David Weber, Honor Harrington Series start with On Basilisk Station
The Basilisk Station was a place to sweep incompetents, fools, and failures under the rug or to punish officers with enemies in high places. Commander Honor Harrington has enemies, and she's about to make more of them. It’s Horatio Hornblower in space.
Starfire Series start with Crusade
Neither side in the Human-Orion war was strong enough to defeat the other, so it fizzled into an uneasy peace filled with hatred and mistrust on both sides. Then a ship appeared from the dim mists of half-forgotten history, and fired on the Orion sentry ship, igniting the fires of interstellar war anew. Weber is at his best when writing military science fiction.
Scott Westerfield Risen Empire
The undead Emperor has ruled his mighty interstellar empire of eighty human worlds for sixteen hundred years. Because he can grant a form of eternal life, creating an elite known as the Risen, his power has been absolute. He is worshiped as a living God. No one can touch them. Not until the Rix, machine-augmented humans who worship very different gods: AI compound minds of planetary extent. The Rix are cool, relentless fanatics, and their only goal is to propagate such AIs throughout the galaxy.
Walter Jon Williams Dread Empire’s Fall start with The Praxis
For millennia, the Shaa have subjugated the universe, forcing the myriad sentient races to bow to their joyless tyranny. But the Shaa will soon be no more. The dread empire is in its rapidly fading twilight, and with its impending fall comes the promise of a new galactic order . . . and bloody chaos.
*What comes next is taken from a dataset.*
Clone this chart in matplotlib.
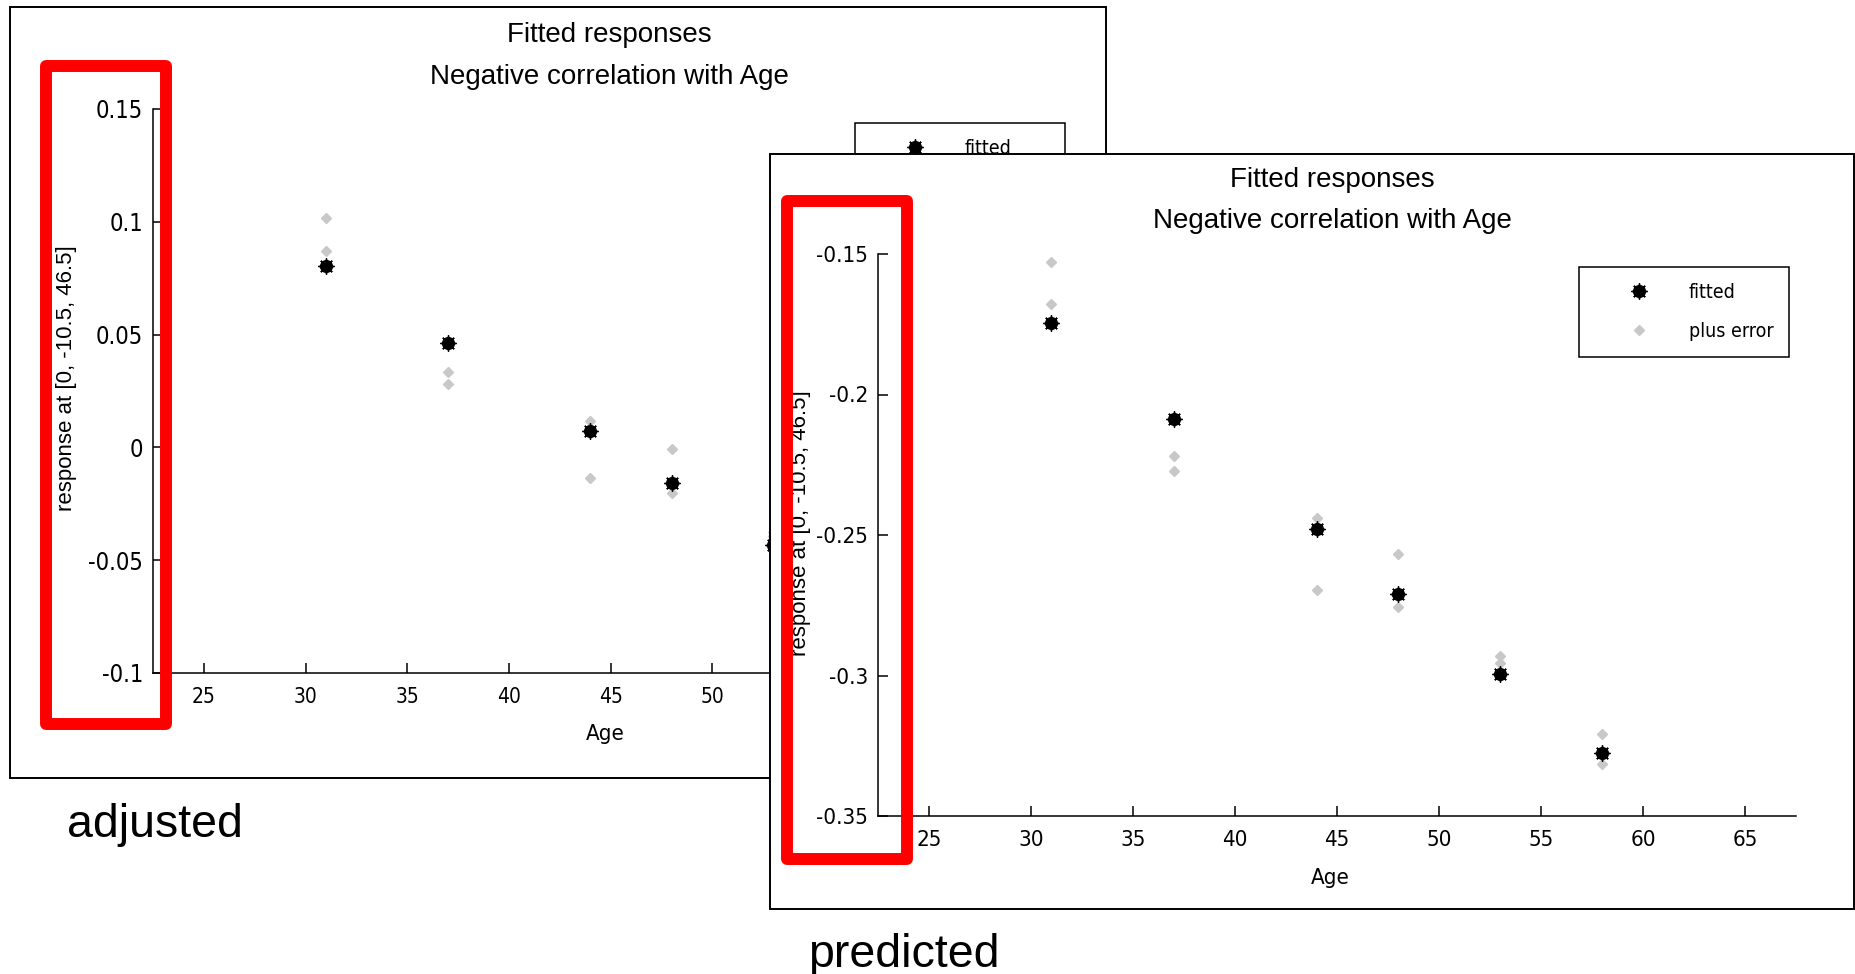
import matplotlib
matplotlib.use('Agg')
import os
import matplotlib.pyplot as plt
from matplotlib import font_manager as fm
from matplotlib.patches import Rectangle
from matplotlib.legend_handler import HandlerTuple

plt.rcParams['axes.unicode_minus'] = False

W, H = 1856, 974

# ---------------- data ----------------
ages = [31, 37, 44, 48, 53, 58]

adjusted_fitted = [0.0804, 0.0463, 0.0074, -0.0156, -0.0434, -0.0720]
adjusted_error_a = [0.1018, 0.0335, 0.0116, -0.0007, -0.0374, -0.0652]
adjusted_error_b = [0.0870, 0.0279, -0.0137, -0.0204, -0.0394, -0.0759]

predicted_fitted = [-0.1747, -0.2087, -0.2480, -0.2710, -0.2993, -0.3275]
predicted_error_a = [-0.1530, -0.2220, -0.2441, -0.2568, -0.2931, -0.3207]
predicted_error_b = [-0.1678, -0.2271, -0.2695, -0.2756, -0.2955, -0.3314]

x_ticks = [25, 30, 35, 40, 45, 50, 55, 60, 65]
x_tick_labels = ['25', '30', '35', '40', '45', '50', '55', '60', '65']
adjusted_y_ticks = [-0.1, -0.05, 0, 0.05, 0.1, 0.15]
adjusted_y_tick_labels = ['-0.1', '-0.05', '0', '0.05', '0.1', '0.15']
predicted_y_ticks = [-0.35, -0.3, -0.25, -0.2, -0.15]
predicted_y_tick_labels = ['-0.35', '-0.3', '-0.25', '-0.2', '-0.15']

title_lines = ['Fitted responses', 'Negative correlation with Age']
x_label = 'Age'
y_label = 'response at [0, -10.5, 46.5]'
legend_labels = ['fitted', 'plus error']
captions = ['adjusted', 'predicted']

# ---------------- fonts ----------------
names = {f.name for f in fm.fontManager.ttflist}
REG = 'Liberation Sans' if 'Liberation Sans' in names else 'DejaVu Sans'


def find_narrow():
    files = [f.fname for f in fm.fontManager.ttflist]
    prefs = ['LiberationSansNarrow-Regular', 'DejaVuSansCondensed.',
             'NotoSans-Condensed.', 'NotoSans-CondensedRegular',
             'Roboto-Condensed', 'RobotoCondensed-Regular',
             'OpenSans-CondensedRegular', 'OpenSans_Condensed-Regular',
             'OpenSansCondensed-Regular']
    for p in prefs:
        for fn in files:
            if p.lower() in os.path.basename(fn).lower():
                return fn
    for fn in files:
        b = os.path.basename(fn).lower()
        if ('narrow' in b or 'condensed' in b) and 'bold' not in b \
                and 'italic' not in b and 'semi' not in b and 'extra' not in b \
                and 'light' not in b and 'medium' not in b and 'black' not in b \
                and 'thin' not in b and 'mono' not in b and 'serif' not in b:
            return fn
    return None


NARROW_FILE = find_narrow()


def nfp(size):
    if NARROW_FILE:
        return fm.FontProperties(fname=NARROW_FILE, size=size)
    return fm.FontProperties(family=REG, size=size)


def rfp(size):
    return fm.FontProperties(family=REG, size=size)


GRAY = '#c8c8c8'

fig = plt.figure(figsize=(W / 100, H / 100), dpi=100)
fig.patch.set_facecolor('white')


def fx(x):
    return x / W


def fy(y):
    return 1 - y / H


def frac_rect(l, t, r, b):
    return [l / W, 1 - b / H, (r - l) / W, (b - t) / H]


def add_panel_frame(l, t, r, b, z):
    fig.add_artist(Rectangle((fx(l), fy(b)), (r - l) / W, (b - t) / H,
                             transform=fig.transFigure, facecolor='white',
                             edgecolor='black', linewidth=1.4, zorder=z))


def add_plot(rect_px, ylim, yticks, yticklabels, fitted, err_a, err_b, z,
             fs_x, fs_y, legend_px):
    ax = fig.add_axes(frac_rect(*rect_px), zorder=z)
    ax.patch.set_visible(False)
    ax.set_xlim(22.5, 67.5)
    ax.set_ylim(*ylim)
    for s in ['top', 'right']:
        ax.spines[s].set_visible(False)
    for s in ['left', 'bottom']:
        ax.spines[s].set_linewidth(1.1)
        ax.spines[s].set_color('black')
    ax.tick_params(direction='in', length=7, width=1.1, colors='black')
    ax.tick_params(axis='y', pad=7)
    ax.tick_params(axis='x', pad=10)
    ax.set_xticks(x_ticks)
    ax.set_xticklabels(x_tick_labels, fontproperties=nfp(fs_x))
    ax.set_yticks(yticks)
    ax.set_yticklabels(yticklabels, fontproperties=nfp(fs_y))

    g, = ax.plot(ages, err_a, linestyle='none', marker='D', ms=5.5,
                 color=GRAY, mec=GRAY, clip_on=False)
    ax.plot(ages, err_b, linestyle='none', marker='D', ms=5.5,
            color=GRAY, mec=GRAY, clip_on=False)
    l1, = ax.plot(ages, fitted, linestyle='none', marker='o', ms=8.5,
                  color='black', clip_on=False)
    l2, = ax.plot(ages, fitted, linestyle='none', marker=(8, 2, 0), ms=11.5,
                  mew=1.0, color='black', clip_on=False)

    leg = ax.legend([(l1, l2), g], legend_labels, loc='upper left',
                    bbox_to_anchor=(fx(legend_px[0]), fy(legend_px[1])),
                    bbox_transform=fig.transFigure, borderaxespad=0,
                    frameon=True, fancybox=False, edgecolor='black',
                    framealpha=1, prop=nfp(14),
                    handlelength=4.6, handletextpad=0.24, borderpad=0.8,
                    labelspacing=1.05, numpoints=1,
                    handler_map={tuple: HandlerTuple(ndivide=1)})
    leg.get_frame().set_linewidth(1.1)
    return ax


# ---------------- panel 1 : adjusted ----------------
add_panel_frame(10, 7, 1106, 778, 1)
add_plot((153, 109, 1068, 673), (-0.1, 0.15), adjusted_y_ticks,
         adjusted_y_tick_labels, adjusted_fitted, adjusted_error_a,
         adjusted_error_b, 2, 15, 17, (855, 123))
fig.text(fx(609), fy(42), title_lines[0], ha='center', va='baseline',
         fontproperties=rfp(20), zorder=2.5)
fig.text(fx(609), fy(84), title_lines[1], ha='center', va='baseline',
         fontproperties=rfp(20), zorder=2.5)
fig.text(fx(605), fy(734), x_label, ha='center', va='center',
         fontproperties=nfp(16), zorder=2.5)
fig.text(fx(67), fy(378), y_label, ha='center', va='center', rotation=90,
         fontproperties=rfp(16), zorder=2.5)

# ---------------- panel 2 : predicted ----------------
add_panel_frame(770, 154, 1854, 909, 3)
add_plot((878, 254, 1796, 816), (-0.35, -0.15), predicted_y_ticks,
         predicted_y_tick_labels, predicted_fitted, predicted_error_a,
         predicted_error_b, 4, 16, 16, (1579, 267))
fig.text(fx(1332), fy(187), title_lines[0], ha='center', va='baseline',
         fontproperties=rfp(20), zorder=4.5)
fig.text(fx(1332), fy(228), title_lines[1], ha='center', va='baseline',
         fontproperties=rfp(20), zorder=4.5)
fig.text(fx(1330), fy(878), x_label, ha='center', va='center',
         fontproperties=nfp(16), zorder=4.5)
fig.text(fx(801), fy(523), y_label, ha='center', va='center', rotation=90,
         fontproperties=rfp(16), zorder=4.5)

# ---------------- annotations ----------------
for (l, t, r, b) in [(46, 66, 166, 724), (787, 201, 907, 859)]:
    fig.add_artist(Rectangle((fx(l), fy(b)), (r - l) / W, (b - t) / H,
                             transform=fig.transFigure, facecolor='none',
                             edgecolor='#ff0000', linewidth=8.6,
                             joinstyle='round', zorder=6))

fig.text(fx(67), fy(837), captions[0], ha='left', va='baseline',
         fontproperties=rfp(33.5), zorder=6)
fig.text(fx(808), fy(967), captions[1], ha='left', va='baseline',
         fontproperties=rfp(33.5), zorder=6)

fig.savefig('out.png', dpi=100, facecolor='white')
Verner Vinge A Fire Upon the Deep
A gripping tale of galactic war told on a cosmic scale. Thousands of years hence, many races inhabit a universe where a mind's potential is determined by its location in space, from superintelligent entities in the Transcend, to the limited minds of the Unthinking Depths. Nobody knows what strange force partitioned space into these "regions of thought," but when the warring Straumli realm use an ancient Transcendent artifact as a weapon, they unwittingly unleash an awesome power that destroys thousands of worlds and enslaves all natural and artificial intelligence. A Fire Upon the Deep won the Hugo Award in 1993.